MDR/RR-TB is a disease caused by a TB bacterium that is resistant to rifampicin, one of the most powerful first-line antibiotics, plus/minus resistance to isoniazid. Roughly half a million people fall sick with MDR/RR-TB each year, and many die from it. Though a range of MDR-TB regimens are now in use around the world, many people are still treated with conventional treatments that are long (up to 24 months), ineffective (only 59% treatment success in 2018), and often cause terrible side effects, including acute psychosis and permanent deafness. Patients on these regimens must ingest up to 14,000 pills over the full course of treatment, and some have to endure months of painful, daily injections.
The trial found three new drug regimens that can deliver similar efficacy and safety to conventional treatments while reducing treatment time by up to two-thirds. The endTB regimens represent important alternatives for short MDR-TB treatment and complement the use of another highly effective, shorter MDR-TB regimen, called BPaLM, which is not suitable for certain populations.
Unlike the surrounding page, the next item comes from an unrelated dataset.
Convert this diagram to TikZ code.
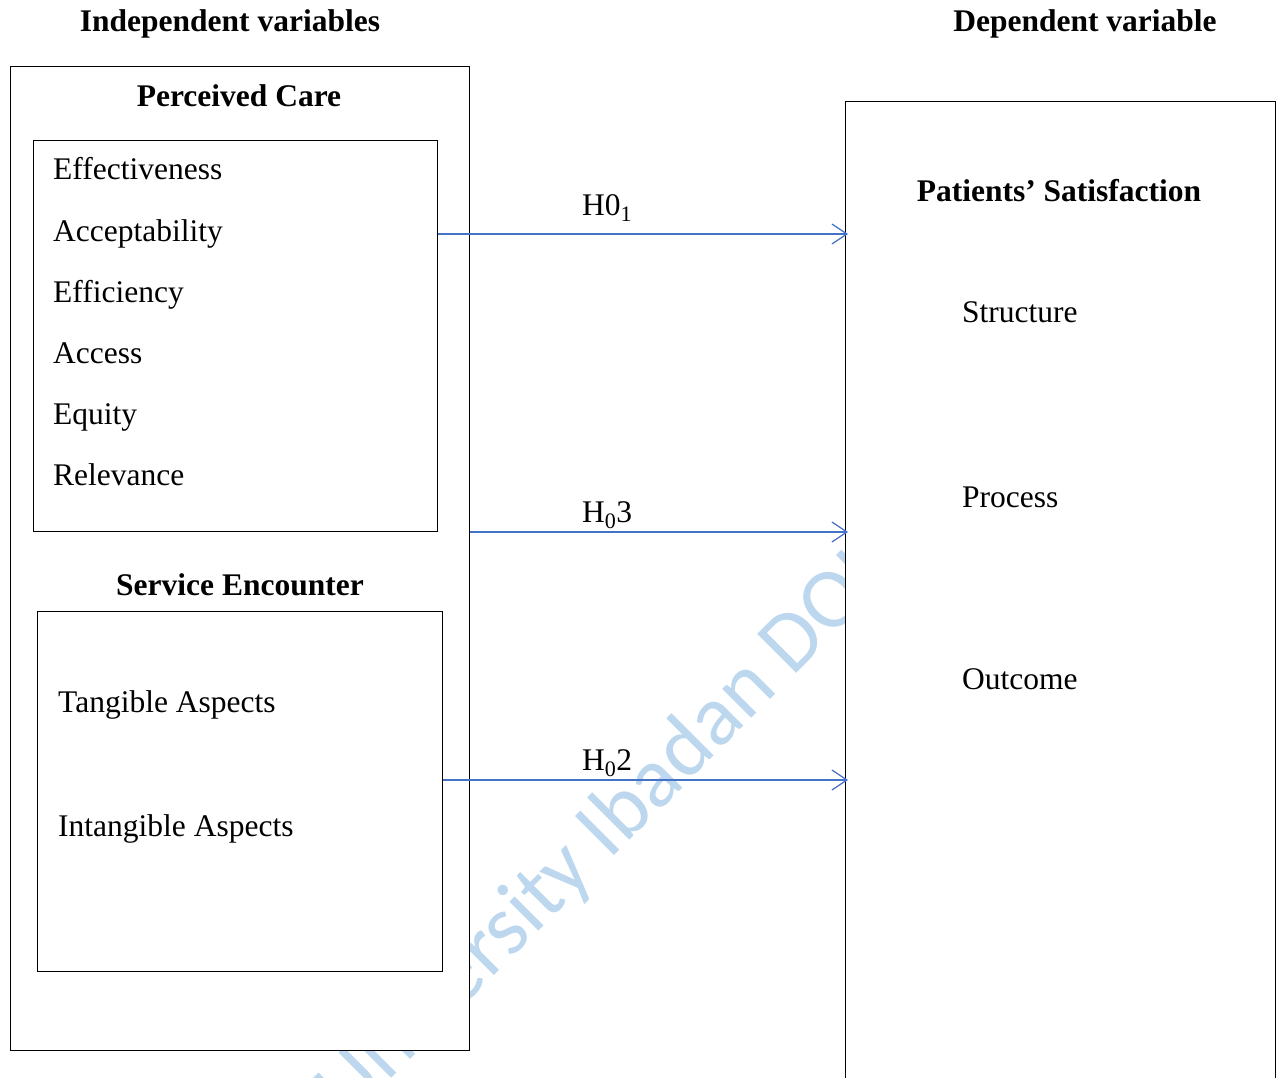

If recommended by the World Health Organization, these new patient-centered treatment regimens would empower clinicians to offer shortened MDR-TB treatment regardless of age, pregnancy, and comorbidities that are common among people with MDR-TB.
The endTB trial enrolled a diverse group of 754 patients from seven countries (Georgia, India, Kazakhstan, Lesotho, Pakistan, Peru, and South Africa). This included historically excluded populations like adolescents and those with comorbidities like substance-use disorders, and retained participants who became pregnant during the trial. The trial evaluated five nine-month treatment regimens, and randomization was outcome-adapted, meaning more patients were assigned to regimens that were producing better outcomes.
“For far too long, MDR-TB has loomed as a formidable threat with limited, poorly tolerated treatment options, but today, we unveil evidence for multiple innovative all-oral, shortened regimens that will allow patient-centered, individualized treatment of MDR-TB.
This marks a pivotal moment in the fight against a disease that has plagued vulnerable populations worldwide. What makes these results even more remarkable is the diversity, and resulting generalizability, of this Phase III randomized controlled trial,” said Lorenzo Guglielmetti, MD, Médecins Sans Frontières Director for the endTB project and Co-Principal Investigator of the study.
True access to these new treatment options depends on removing all barriers to timely and high-quality care. These trial results could address a major barrier to care for many people and the endTB consortium will continue to advocate to improve access and affordability to quality TB care.
To read more about the clinical trial results, please visit endTB.org.
* The aim of a non-inferiority trial is to demonstrate that the new treatment being tested is no less effective than the existing treatment by a predefined proportion. If this can be established, the new treatment can be considered as a substitute for the existing treatment, especially if it has other advantages that make it preferable (due, for example, to better duration, tolerance or safety).